Document Type

Honors Project

Abstract

This thesis explores the contested contemporary political and social uses of the term "multiculturalism" in American and Irish rhetoric and public policy, and interrogates how its multiple uses have influenced immigration law and created tensions among immigrant enclaves and communities in both countries. The concept of multiculturalism is an overused explanation for massive waves of immigration and the various multi-ethnic and multi-national communities that inhabit local and global communities. Many individuals assume multiculturalism's popularity in contemporary discourse is a positive indication of less racist and more culturally inclusive societies. The term is often treated as a political and/or social agenda for many governments, corporations and academic institutions to promote a "politically correct" and ethnically tolerant space.
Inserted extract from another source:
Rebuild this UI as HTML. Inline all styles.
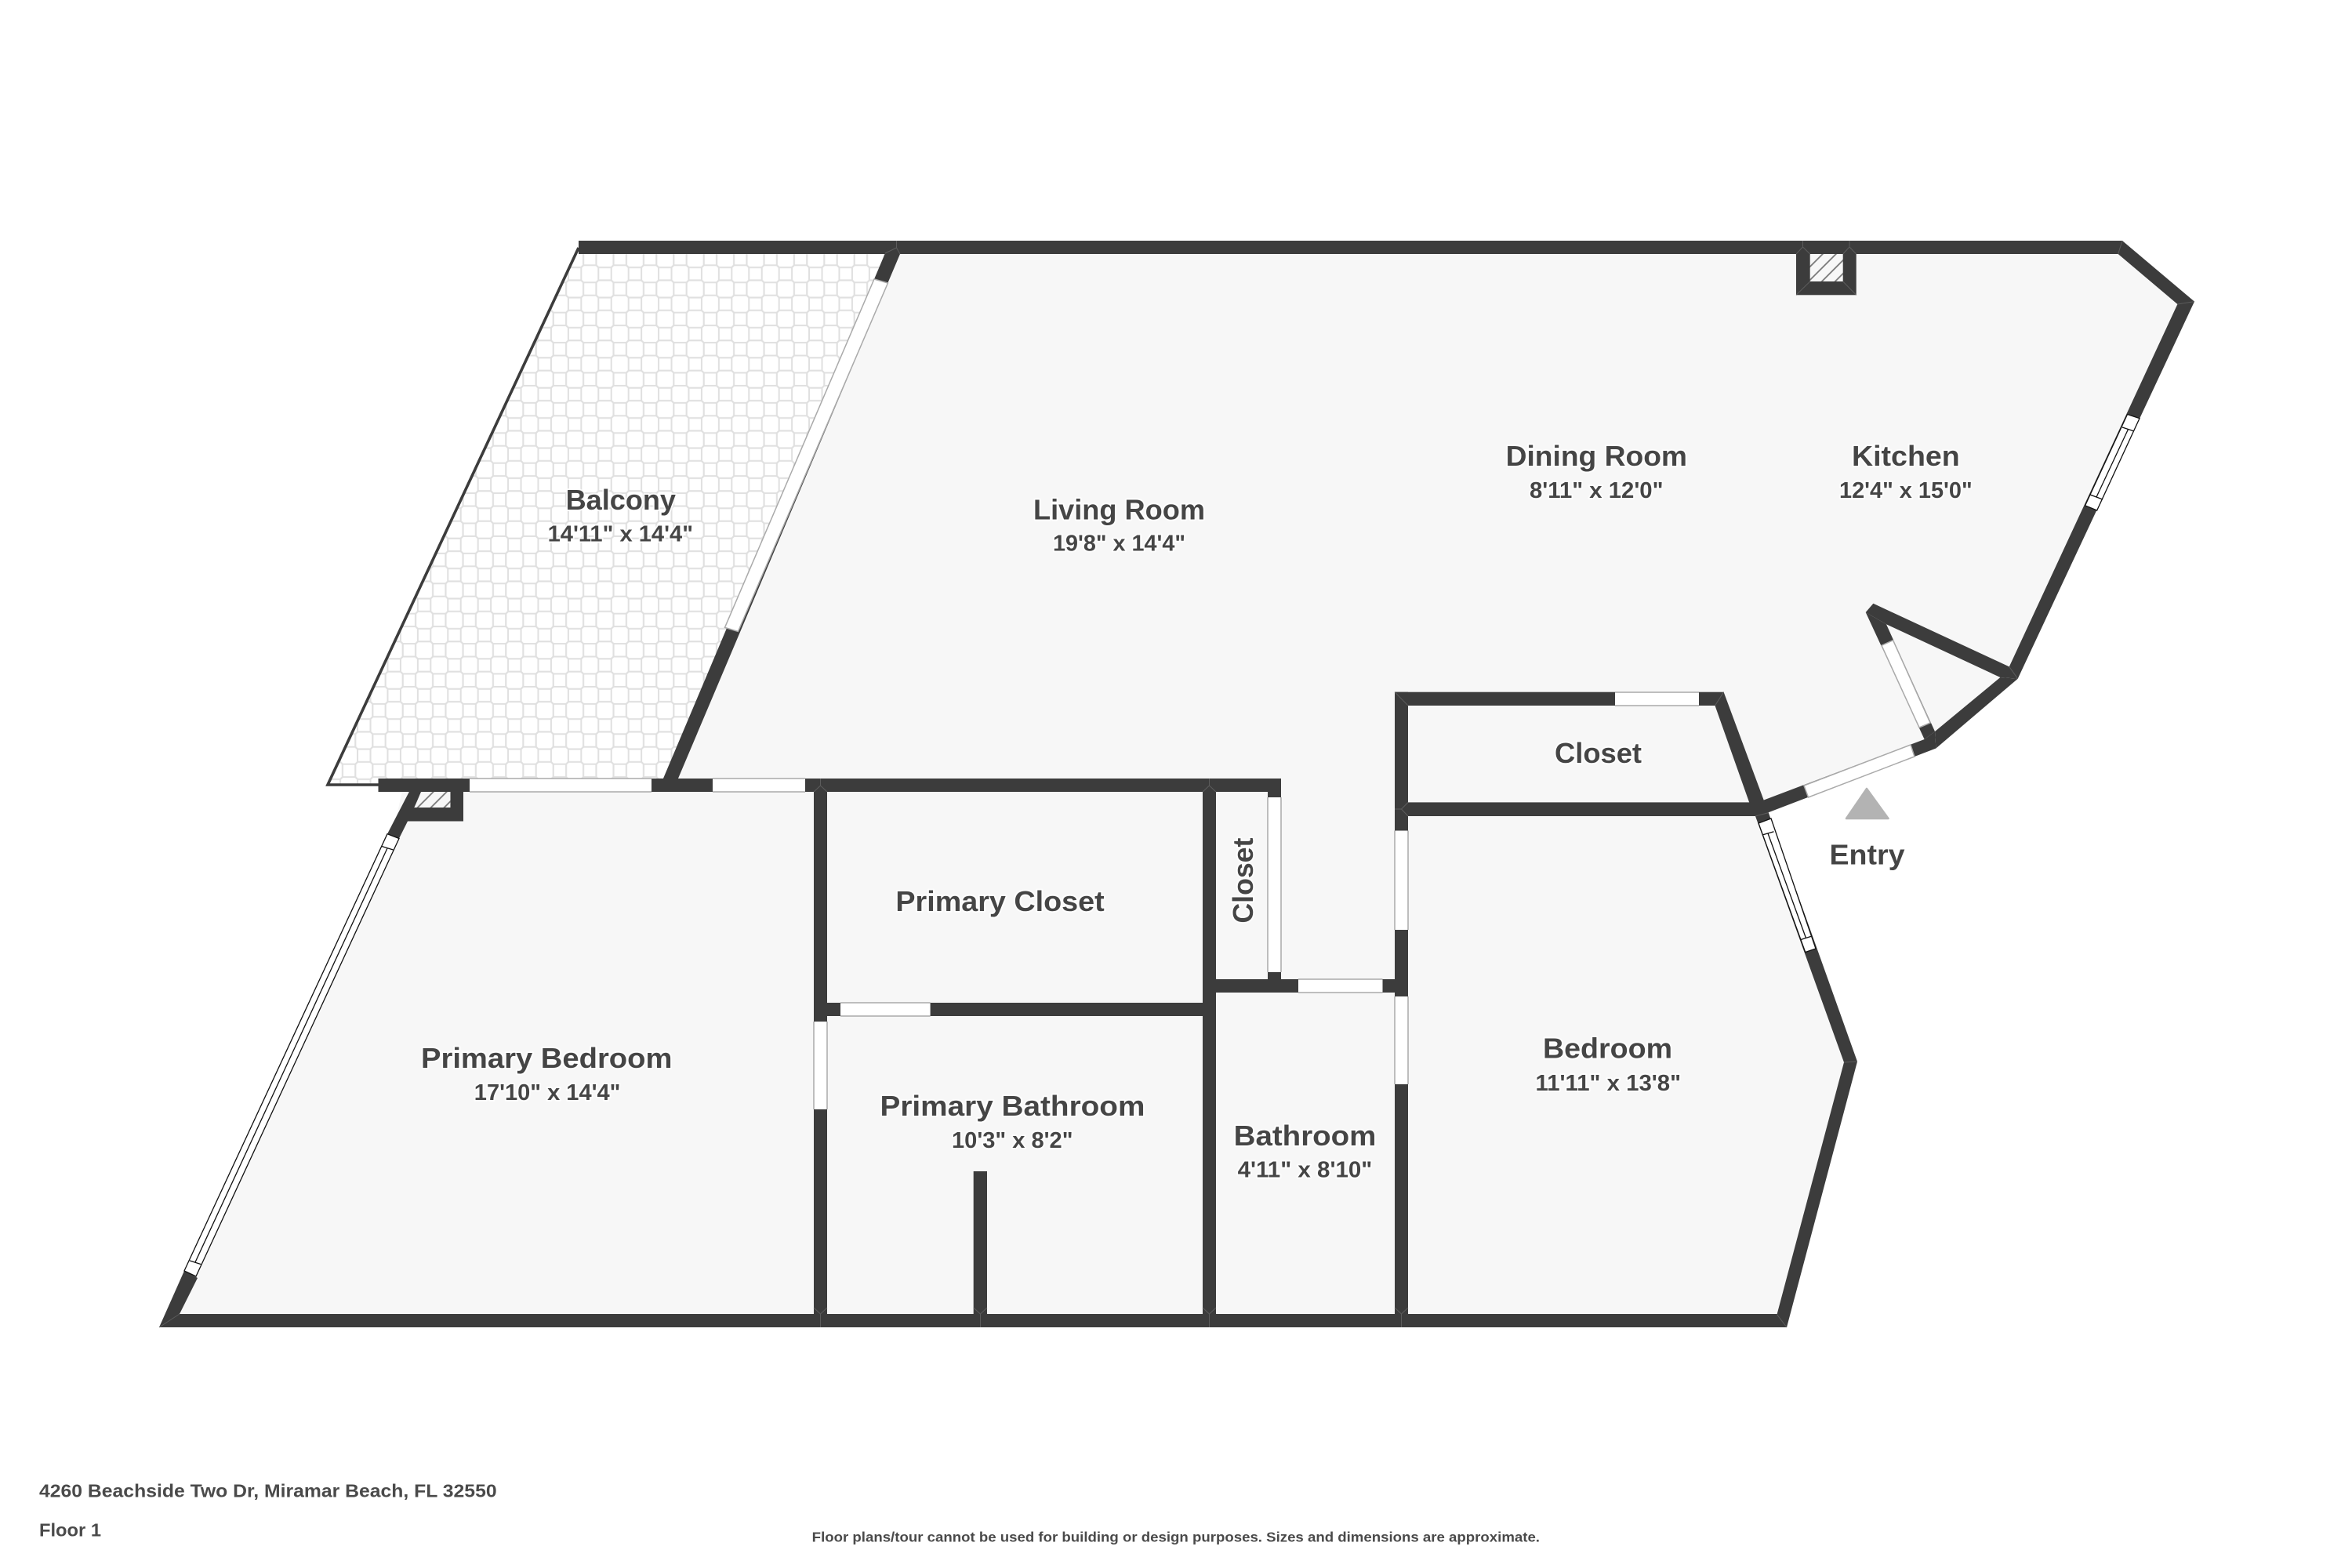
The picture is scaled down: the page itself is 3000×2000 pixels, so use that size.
<!DOCTYPE html>
<html><head><meta charset="utf-8"><title>Floor plan</title>
<style>
html,body{margin:0;padding:0;background:#fff}
svg{display:block}
text{font-family:"Liberation Sans",sans-serif;font-weight:700;fill:#454545}
.n{font-size:36px;stroke:#fff;stroke-opacity:.75;stroke-width:4px;paint-order:stroke;stroke-linejoin:round}
.d{font-size:29px;stroke:#fff;stroke-opacity:.75;stroke-width:4px;paint-order:stroke;stroke-linejoin:round}
.f{font-size:23px;fill:#4a4a4a}
.s{font-size:17.5px;fill:#4a4a4a}
.w{fill:#3c3c3c}
.o{fill:#fff;stroke:#aaa;stroke-width:1.5}
.g{fill:#fff;stroke:#111;stroke-width:1.3}
.l{stroke:#111;stroke-width:1.3;fill:none}
.m{stroke:#5c5c5c;stroke-width:1;fill:none}
</style></head><body>
<svg xmlns="http://www.w3.org/2000/svg" width="3000" height="2000" viewBox="0 0 3000 2000">
<defs>
<pattern id="tile" patternUnits="userSpaceOnUse" width="38.4" height="38.4" x="752.3" y="349.3">
<rect width="38.4" height="38.4" fill="#fff"/>
<g fill="none" stroke="#e0e0e0" stroke-width="1.9">
<rect x="11" y="-8.2" width="16.4" height="16.4"/>
<rect x="11" y="30.2" width="16.4" height="16.4"/>
<rect x="-8.2" y="11" width="16.4" height="16.4"/>
<rect x="30.2" y="11" width="16.4" height="16.4"/>
<path d="M-8-11H8L11-8V8L8 11H-8L-11 8V-8Z"/>
<path d="M-8-11H8L11-8V8L8 11H-8L-11 8V-8Z" transform="translate(38.4,0)"/>
<path d="M-8-11H8L11-8V8L8 11H-8L-11 8V-8Z" transform="translate(0,38.4)"/>
<path d="M-8-11H8L11-8V8L8 11H-8L-11 8V-8Z" transform="translate(38.4,38.4)"/>
<path d="M-8-11H8L11-8V8L8 11H-8L-11 8V-8Z" transform="translate(19.2,19.2)"/>
</g>
</pattern>
<pattern id="hatch" patternUnits="userSpaceOnUse" width="12" height="12" patternTransform="rotate(45)">
<rect width="12" height="12" fill="#f7f7f7"/>
<line x1="1" y1="0" x2="1" y2="12" stroke="#777" stroke-width="1.8"/>
</pattern>
</defs>

<!-- balcony -->
<polygon points="736,316 1140,316 852,1001 417,1001" fill="url(#tile)"/>
<polyline points="738,316 418,1001 484,1001" fill="none" stroke="#3c3c3c" stroke-width="3.6"/>

<!-- floor -->
<polygon fill="#f7f7f7" points="1138,316 2707,316 2790,385 2568,858 2462,945 2250,1030 2248,1040 2310,1213 2360,1354 2272,1685 210,1685 500,1065 515,1001 853,1001"/>

<!-- walls -->
<g class="w">
<rect x="738" y="307" width="1969" height="17"/>
<polygon points="2707,307 2799,384.6 2777.4,388 2701.7,324"/>
<polygon points="2799,384.6 2573.7,865.7 2562.8,850.4 2777.4,388"/>
<rect x="2291" y="307" width="76.7" height="69.3"/>
<polygon points="2389.4,769.8 2562.8,850.4 2573.7,865.7 2551.4,864 2406,796.3 2379.7,781"/>
<polygon points="2573.7,865.7 2469.4,954.5 2468,933 2551.4,864"/>
<polygon points="2379.7,781 2406,796.3 2468,933 2454.6,943"/>
<polygon points="2454.6,943 2468,933 2469.4,954.5 2254.7,1036.6 2248.4,1021"/>
<rect x="1779" y="882.7" width="419.6" height="17.3"/>
<polygon points="2198.6,882.7 2255.8,1037 2239,1041 2231,1023 2187.5,900"/>
<rect x="1787" y="1023.4" width="453" height="17.6"/>
<rect x="1779" y="882.7" width="17" height="810"/>
<polygon points="2255.8,1036.6 2369,1354 2352,1355 2239,1041"/>
<polygon points="2369,1354 2279,1693 2266.5,1676.6 2352,1355"/>
<polygon points="203,1693 2279,1693 2266.5,1676 229,1676"/>
<polygon points="252,1630 229,1676 203,1693 235,1621"/>
<polygon points="522,1009.7 538,1009.7 520,1047.5 509,1069.5 494,1063.7"/>
<polygon points="574.4,1009 591,1009 591,1047.5 520,1047.5 513,1040 528.5,1030 574.4,1030"/>
<rect x="482.5" y="993" width="1151.5" height="17"/>
<rect x="1038" y="1010" width="17" height="666"/>
<rect x="1534" y="1010" width="17" height="666"/>
<rect x="1055" y="1279" width="479" height="17"/>
<rect x="1551" y="1249" width="228" height="17"/>
<rect x="1617" y="993" width="17" height="256"/>
<rect x="1241.7" y="1494" width="17.3" height="182"/>
<polygon points="1129,323 1131,316 1146,316 1148,324 862,1000 843,1000"/>
</g>

<!-- hatch boxes -->
<rect x="2308.7" y="324" width="42" height="35" fill="url(#hatch)"/>
<polygon points="537,1010 574.4,1010 574.4,1030 528.5,1030" fill="url(#hatch)"/>

<!-- door openings -->
<rect class="o" x="599" y="993" width="232" height="17" stroke-dasharray="232 17"/>
<rect class="o" x="909" y="993" width="118" height="17" stroke-dasharray="118 17"/>
<rect class="o" x="1072" y="1279" width="114.6" height="17" stroke-dasharray="114.6 17"/>
<rect class="o" x="1656" y="1249" width="107.5" height="17" stroke-dasharray="107.5 17"/>
<rect class="o" x="2060" y="883" width="107" height="17" stroke-dasharray="107 17"/>
<rect class="o" x="1038" y="1303" width="17" height="112" stroke-dasharray="0 17 112 17 112"/>
<rect class="o" x="1617" y="1017" width="17" height="223" stroke-dasharray="0 17 223 17 223"/>
<rect class="o" x="1779" y="1059.5" width="17" height="126.5" stroke-dasharray="0 17 126.5 17 126.5"/>
<rect class="o" x="1779" y="1271" width="17" height="112" stroke-dasharray="0 17 112 17 112"/>
<polygon class="o" points="1115,356 1132.5,361 941.4,805.5 924.5,800.4"/>
<polygon class="o" points="2400,823.3 2414.6,816.7 2462,922 2448,928"/>
<polygon class="o" points="2301,1002 2306.5,1017 2442,965 2437,950"/>

<!-- glazed windows -->
<polygon class="g" points="494,1063.7 509,1069.5 250,1628 235,1621"/>
<line class="l" x1="487" y1="1079.5" x2="501.5" y2="1084"/>
<line class="l" x1="242" y1="1608" x2="256.3" y2="1612.6"/>
<line class="l" x1="494" y1="1082" x2="249" y2="1610"/>

<polygon class="g" points="2713.5,528.5 2729,533.6 2674.7,651 2659.6,644.8"/>
<line class="l" x1="2707" y1="545" x2="2722" y2="550"/>
<line class="l" x1="2666" y1="631" x2="2682" y2="637"/>
<line class="l" x1="2714.5" y1="547.5" x2="2674" y2="634"/>

<polygon class="g" points="2243,1050 2259,1044 2316,1210 2302.7,1214.5"/>
<line class="l" x1="2247.8" y1="1065" x2="2262.5" y2="1060.7"/>
<line class="l" x1="2297" y1="1198.5" x2="2310" y2="1194.4"/>
<line class="l" x1="2255" y1="1063" x2="2303.5" y2="1196.5"/>

<!-- joint lines -->
<g class="m">
<path d="M2707 307L2701.7 324M2799 384.6L2777.4 388M2573.7 865.7L2562.8 850.4"/>
<path d="M2299.5 307V315L2291 324M2299.5 315L2308.7 324M2359 307V315L2367.7 324M2359 315L2350.7 324M2291 376.3L2308.7 359M2367.7 376.3L2350.7 359"/>
<path d="M1143.5 307V316L1129 323M1143.5 316L1148 324"/>
<path d="M1046.5 993V1002L1038 1010M1046.5 1002L1055 1010M1542.5 993V1002L1534 1010M1542.5 1002L1551 1010"/>
<path d="M1046.5 1676L1038 1668M1046.5 1676L1055 1668M1046.5 1676V1693M1250.5 1676L1241.7 1668M1250.5 1676L1259 1668M1250.5 1676V1693M1542.5 1676L1534 1668M1542.5 1676L1551 1668M1542.5 1676V1693M1787.5 1676L1779 1668M1787.5 1676L1796 1668M1787.5 1676V1693"/>
<path d="M203 1693L229 1676M2279 1693L2266.5 1676.6M2369 1354L2352 1355"/>
<path d="M1779 882.7L1796 900M2198.6 882.7L2187.5 900M2239 1041L2255.8 1036.6"/>
<path d="M1787.5 1032L1796 1023.4M1787.5 1032L1796 1041M1787.5 1032H1779"/>
</g>

<!-- entry marker -->
<polygon points="2381,1006 2408.5,1044 2355,1044" fill="#b3b3b3" stroke="#b3b3b3" stroke-width="2.5" stroke-linejoin="round"/>

<!-- labels -->
<text class="n" x="721.6" y="650" textLength="140.4" lengthAdjust="spacingAndGlyphs">Balcony</text>
<text class="d" x="698.6" y="690.7" textLength="185.4" lengthAdjust="spacingAndGlyphs">14'11" x 14'4"</text>
<text class="n" x="1318" y="662.7" textLength="219" lengthAdjust="spacingAndGlyphs">Living Room</text>
<text class="d" x="1343" y="702.7" textLength="169" lengthAdjust="spacingAndGlyphs">19'8" x 14'4"</text>
<text class="n" x="1920.6" y="594" textLength="231.4" lengthAdjust="spacingAndGlyphs">Dining Room</text>
<text class="d" x="1951" y="635" textLength="170.5" lengthAdjust="spacingAndGlyphs">8'11" x 12'0"</text>
<text class="n" x="2362" y="594" textLength="137.7" lengthAdjust="spacingAndGlyphs">Kitchen</text>
<text class="d" x="2346" y="635" textLength="169.7" lengthAdjust="spacingAndGlyphs">12'4" x 15'0"</text>
<text class="n" x="1983" y="973" textLength="111" lengthAdjust="spacingAndGlyphs">Closet</text>
<text class="n" x="2333.5" y="1102.3" textLength="96" lengthAdjust="spacingAndGlyphs">Entry</text>
<text class="n" x="1142.4" y="1161.8" textLength="266.3" lengthAdjust="spacingAndGlyphs">Primary Closet</text>
<text class="n" transform="translate(1598,1177.6) rotate(-90)" x="0" y="0" textLength="109" lengthAdjust="spacingAndGlyphs">Closet</text>
<text class="n" x="1968" y="1349.5" textLength="165" lengthAdjust="spacingAndGlyphs">Bedroom</text>
<text class="d" x="1958.5" y="1391" textLength="185.5" lengthAdjust="spacingAndGlyphs">11'11" x 13'8"</text>
<text class="n" x="537" y="1361.8" textLength="320.4" lengthAdjust="spacingAndGlyphs">Primary Bedroom</text>
<text class="d" x="604.8" y="1403" textLength="186.6" lengthAdjust="spacingAndGlyphs">17'10" x 14'4"</text>
<text class="n" x="1122.5" y="1423" textLength="337.9" lengthAdjust="spacingAndGlyphs">Primary Bathroom</text>
<text class="d" x="1214" y="1464" textLength="154.5" lengthAdjust="spacingAndGlyphs">10'3" x 8'2"</text>
<text class="n" x="1573.7" y="1461" textLength="181.7" lengthAdjust="spacingAndGlyphs">Bathroom</text>
<text class="d" x="1578.6" y="1501.5" textLength="171.7" lengthAdjust="spacingAndGlyphs">4'11" x 8'10"</text>

<text class="f" x="50" y="1909.3" textLength="583.6" lengthAdjust="spacingAndGlyphs">4260 Beachside Two Dr, Miramar Beach, FL 32550</text>
<text class="f" x="50" y="1959.3" textLength="79" lengthAdjust="spacingAndGlyphs">Floor 1</text>
<text class="s" x="1035.7" y="1966.7" textLength="928.3" lengthAdjust="spacingAndGlyphs">Floor plans/tour cannot be used for building or design purposes. Sizes and dimensions are approximate.</text>
</svg>
</body></html>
Yet, this objective has ultimately created new political ideologies that serve to reinforce the racial status quo. There is minimal scholarship in the U.S. and abroad that acknowledges the links between America's contentious historic reputation as a "melting pot" and the recent wave of immigrants that contributes to Ireland's "Celtic Tiger" image and its multiculturalism. In this study, I refer to "multiculturalism" as a social phenomenon and a corrupt political project of various governments and institutions to underpin the racial status quo and strategically overlook and ignore racism by masking multiculturalism as a representative term of social justice and cultural solidarity. My spring 2009 study abroad experience in Dublin, Ireland helped to create this special project that brings insight into the connections between Ireland's challenges as a new immigrant society and America's political and historical legacies of unlawful immigrant exclusion, cultural conflict, and racism.